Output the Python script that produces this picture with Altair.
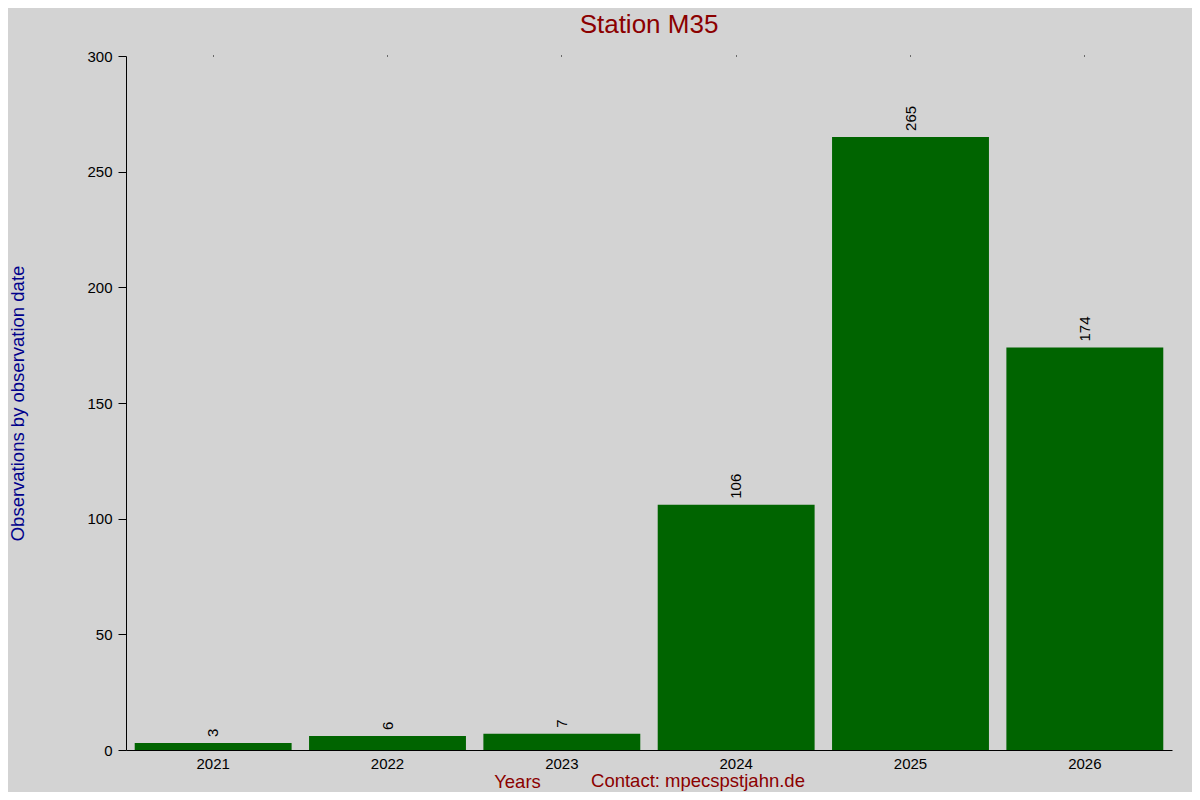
import altair as alt
import pandas as pd

years = ["2021", "2022", "2023", "2024", "2025", "2026"]
counts = [3, 6, 7, 106, 265, 174]
y_ticks = [0, 50, 100, 150, 200, 250, 300]

df = pd.DataFrame({"year": years, "count": counts})

xenc = alt.X(
    "year:N",
    sort=years,
    scale=alt.Scale(paddingInner=0.1, paddingOuter=0.05),
    axis=alt.Axis(
        title="Years", titleColor="#8b0000", titleFontSize=18.5, titleFontWeight="normal",
        titleFont="Liberation Sans", titleX=391, titleY=31, titleBaseline="middle",
        titleAnchor="middle",
        labelAngle=0, labelFontSize=15, labelColor="black", labelFont="Liberation Sans",
        ticks=False, labelPadding=6, domainColor="black", domainWidth=1,
    ),
)

yenc = alt.Y(
    "count:Q",
    scale=alt.Scale(domain=[0, 300], nice=False),
    axis=alt.Axis(
        title="Observations by observation date", titleColor="#00008b", titleFontSize=18.5,
        titleFontWeight="normal", titleFont="Liberation Sans", titleX=-109, titleY=347,
        titleAnchor="middle", titleBaseline="middle", titleAngle=270,
        values=y_ticks, labelFontSize=15, labelColor="black", labelFont="Liberation Sans",
        tickSize=8, tickColor="black", domainColor="black", grid=False, labelPadding=6,
    ),
)

bars = alt.Chart(df).mark_bar(color="#006400").encode(x=xenc, y=yenc)

labels = alt.Chart(df).mark_text(
    angle=270, align="left", baseline="middle", dx=6, fontSize=15,
    font="Liberation Sans", color="black",
).encode(x=alt.X("year:N", sort=years, axis=None), y="count:Q", text="count:Q")

top_axis = alt.Chart(df).mark_tick(opacity=0).encode(
    x=alt.X("year:N", sort=years,
            axis=alt.Axis(orient="top", labels=False, domain=False, tickSize=1,
                          tickColor="black", title=None)),
)

contact_df = pd.DataFrame({"t": ["Contact: mpecspstjahn.de"]})
contact = alt.Chart(contact_df).mark_text(
    align="center", baseline="middle", fontSize=18.5, font="Liberation Sans", color="#8b0000",
).encode(x=alt.value(572), y=alt.value(725), text="t:N")

chart = alt.layer(bars, labels, top_axis, contact).resolve_axis(x="independent").properties(
    width=1046, height=694,
    title=alt.TitleParams("Station M35", fontSize=26, color="#8b0000", font="Liberation Sans",
                          fontWeight="normal", anchor="middle", offset=11),
    background="#d3d3d3",
    autosize=alt.AutoSizeParams(type="none"),
    padding={"left": 118, "top": 48, "right": 20, "bottom": 42},
).configure_view(stroke=None, fill="#d3d3d3")

chart.save("out.html", embed_options={"renderer": "svg", "actions": False})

***

> What is required
All the lines above are to be given again exactly as they read, with the pictures removed.

> Problem solution
Output the Python script that produces this picture with Altair.
import altair as alt
import pandas as pd

years = ["2021", "2022", "2023", "2024", "2025", "2026"]
counts = [3, 6, 7, 106, 265, 174]
y_ticks = [0, 50, 100, 150, 200, 250, 300]

df = pd.DataFrame({"year": years, "count": counts})

xenc = alt.X(
    "year:N",
    sort=years,
    scale=alt.Scale(paddingInner=0.1, paddingOuter=0.05),
    axis=alt.Axis(
        title="Years", titleColor="#8b0000", titleFontSize=18.5, titleFontWeight="normal",
        titleFont="Liberation Sans", titleX=391, titleY=31, titleBaseline="middle",
        titleAnchor="middle",
        labelAngle=0, labelFontSize=15, labelColor="black", labelFont="Liberation Sans",
        ticks=False, labelPadding=6, domainColor="black", domainWidth=1,
    ),
)

yenc = alt.Y(
    "count:Q",
    scale=alt.Scale(domain=[0, 300], nice=False),
    axis=alt.Axis(
        title="Observations by observation date", titleColor="#00008b", titleFontSize=18.5,
        titleFontWeight="normal", titleFont="Liberation Sans", titleX=-109, titleY=347,
        titleAnchor="middle", titleBaseline="middle", titleAngle=270,
        values=y_ticks, labelFontSize=15, labelColor="black", labelFont="Liberation Sans",
        tickSize=8, tickColor="black", domainColor="black", grid=False, labelPadding=6,
    ),
)

bars = alt.Chart(df).mark_bar(color="#006400").encode(x=xenc, y=yenc)

labels = alt.Chart(df).mark_text(
    angle=270, align="left", baseline="middle", dx=6, fontSize=15,
    font="Liberation Sans", color="black",
).encode(x=alt.X("year:N", sort=years, axis=None), y="count:Q", text="count:Q")

top_axis = alt.Chart(df).mark_tick(opacity=0).encode(
    x=alt.X("year:N", sort=years,
            axis=alt.Axis(orient="top", labels=False, domain=False, tickSize=1,
                          tickColor="black", title=None)),
)

contact_df = pd.DataFrame({"t": ["Contact: mpecspstjahn.de"]})
contact = alt.Chart(contact_df).mark_text(
    align="center", baseline="middle", fontSize=18.5, font="Liberation Sans", color="#8b0000",
).encode(x=alt.value(572), y=alt.value(725), text="t:N")

chart = alt.layer(bars, labels, top_axis, contact).resolve_axis(x="independent").properties(
    width=1046, height=694,
    title=alt.TitleParams("Station M35", fontSize=26, color="#8b0000", font="Liberation Sans",
                          fontWeight="normal", anchor="middle", offset=11),
    background="#d3d3d3",
    autosize=alt.AutoSizeParams(type="none"),
    padding={"left": 118, "top": 48, "right": 20, "bottom": 42},
).configure_view(stroke=None, fill="#d3d3d3")

chart.save("out.html", embed_options={"renderer": "svg", "actions": False})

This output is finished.